Avec mon carnet, je souhaitais créer une sorte de communauté culturelle. Si je me fie à la réponse rapide avec laquelle vous avez répondu à mes deux premiers billets, ça augure plutôt bien. Aussi, suite au courriel que j’ai fait parvenir annonçant la mise au monde de mon blogue, dès le lendemain, lecteurs.ca le mettait à sa une (voir page d’accueil du site) et je recevais aussi un courriel d’un inconnu qui m’invitait à faire connaître le sien et lui se chargerait de faire connaître le mien. En plein le genre de truc que j’aime. C’est un français installé à Montréal qui vient de créer un espace voué au cinéma français s’adressant aux anglophones! Inusité mais intéressant. Voici le lien:
http://forgivemyfrenchfilms.blogspirit.com
Ce préambule est un excellent prétexte pour vous parler du nouveau film de François Ozon « Le temps qui reste ». Même si Ozon ne m’avait pas encore jeté par terre par sa filmographie, je ne pouvais résister à l’envie d’aller voir son travail. « Sitcom » (complètement débile), « Gouttes d’eau sur pierres brûlantes » (avec la bizarroïdes et incomparable Anna Thompson – vous avez vu « Sue perdue à Manhattan » j’espère!), « Huit femmes » (l’interprétation d’Isabelle Huppert de la chanson « Message personnel » est inoubliable), « Sous le sable » (lumineuse Charlotte Rampling), « Swimming pool » (perfide Ludivine Sagnier) et « 5 x 2″ (la toujours à fleur de peau Valéria Bruni-Tesdeschi) m’ont tout de même laissé de bons souvenirs. Mais là, avec « Le temps qui reste », fillm profondément humain, François Ozon signe une oeuvre très personnelle et achevée. Chaque réplique a sa place. Chaque plan a sa raison d’être. Tout est savamment orchestré. Tout est vrai. C’est parfois dérangeant, jamais complaisant, mais toujours d’une justesse vertigineuse. Il évite tous les clichés liés à une mort imminente. C’est de l’émotion brute, vraie. Melvil Poupaud s’est complètement abandonné au personnage. Il crève l’écran et nous subjugue du début à la fin. De loin sa plus grande performance d’acteur. Et je n’ai même pas encore parlé de Jeanne Moreau, de Valéria Bruni-Tesdeschi et de tout ce qui rend ce film inoubliable.

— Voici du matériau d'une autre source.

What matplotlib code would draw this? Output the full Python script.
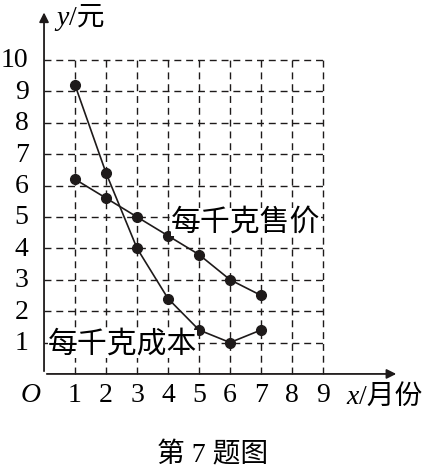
import numpy as np
import matplotlib.pyplot as plt

# months and prices (yuan per kg)
months = [1, 2, 3, 4, 5, 6, 7]
price = [6.2, 5.6, 5.0, 4.4, 3.8, 3.0, 2.5]   # 每千克售价
cost = [9.2, 6.4, 4.0, 2.4, 1.4, 1.0, 1.4]    # 每千克成本
xticks = [1, 2, 3, 4, 5, 6, 7, 8, 9]
yticks = [1, 2, 3, 4, 5, 6, 7, 8, 9, 10]

serif = "Liberation Serif"
cjk = ["Liberation Serif", "Noto Sans CJK SC"]
ink = "#1e1a1a"

fig = plt.figure(figsize=(4.26, 4.77), dpi=100)
ax = fig.add_axes([0, 0, 1, 1])
ax.set_xlim(-1.42, 12.32)
ax.set_ylim(-3.25, 11.94)
ax.axis("off")

# dashed grid
for x in xticks:
    ax.plot([x, x], [0, 10], color=ink, lw=1.0, ls=(0, (5, 3.5)))
for y in yticks:
    ax.plot([0, 9], [y, y], color=ink, lw=1.0, ls=(0, (5, 3.5)))

# axes with arrows
ax.annotate("", xy=(11.45, 0), xytext=(0, 0),
            arrowprops=dict(arrowstyle="-|>", color=ink, lw=1.3, mutation_scale=14))
ax.annotate("", xy=(0, 11.6), xytext=(0, 0),
            arrowprops=dict(arrowstyle="-|>", color=ink, lw=1.3, mutation_scale=14))

# the two series
ax.plot(months, price, "-o", color=ink, lw=1.2, ms=7)
ax.plot(months, cost, "-o", color=ink, lw=1.2, ms=7)

# tick labels
for x in xticks:
    ax.text(x, -0.65, str(x), family=serif, fontsize=20, ha="center", va="center")
for y in yticks:
    ax.text(-0.5, y, str(y), family=serif, fontsize=20, ha="right", va="center")
ax.text(-0.1, -0.65, "O", family=serif, style="italic", fontsize=20, ha="right", va="center")

# axis names
ax.text(0.4, 11.35, "y", family=serif, style="italic", fontsize=20, ha="left", va="center")
ax.text(0.82, 11.35, "/元", family=cjk, fontsize=20, ha="left", va="center")
ax.text(9.75, -0.72, "x", family=serif, style="italic", fontsize=20, ha="left", va="center")
ax.text(10.15, -0.72, "/月份", family=cjk, fontsize=20, ha="left", va="center")

# series labels
ax.text(4.1, 4.85, "每千克售价", family=cjk, fontsize=21.5, ha="left", va="center",
        bbox=dict(facecolor="white", edgecolor="none", pad=0))
ax.text(0.12, 0.95, "每千克成本", family=cjk, fontsize=21.5, ha="left", va="center",
        bbox=dict(facecolor="white", edgecolor="none", pad=0))

# caption
fig.text(0.5, 1 - 455 / 477, "第 7 题图", family=cjk, fontsize=20, ha="center", va="center")

plt.savefig("out.png", dpi=100)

Enfin le film de François Ozon que l’on attendait depuis longtemps!

Palimpseste

Hier matin, j’ai terminé la lecture de l’impressionnant « Palimpseste » de Gore Vidal et j’en suis encore tout habité. J’ai l’impression d’avoir fait une rencontre marquante comme ce fut le cas il y a quelques années après la lecture de « La symphonie des adieux » d’Edmund White (disponible en 10/18). Deux auteurs intègres au style flamboyant qui nous parlent d’une autre Amérique, celle qu’on devrait mieux connaître probablement. Dans « Palimpseste », Gore Vidal relate les 39 premières années de sa vie (d’une richesse inouïe) de manière imparfaite, parfois floue, faussement vraie comme l’est la mémoire, du moins celle qui subsiste. En même temps, c’est d’une honnêteté remarquable. À travers les 600 pages, on croise Anaïs Nin, Truman Capote, Jack Kerouac, John F. et Jackie Kennedy, Tennessee William et une foule de gens qui ont marqué l’histoire américaine du siècle dernier. C’est fait avec beaucoup d’adresse et on ne s’ennuie jamais même si on connaît mal l’Amérique des années 40-50 et 60, même si on a jamais lu (c’était mon cas) Vidal. C’est certain que je lirai éventuellement (j’en ai tellement à lire) « Un garçon près de la rivière » (disponible chez Rivages poche) et « Kalki » (rééditer tout récemment chez Galaade).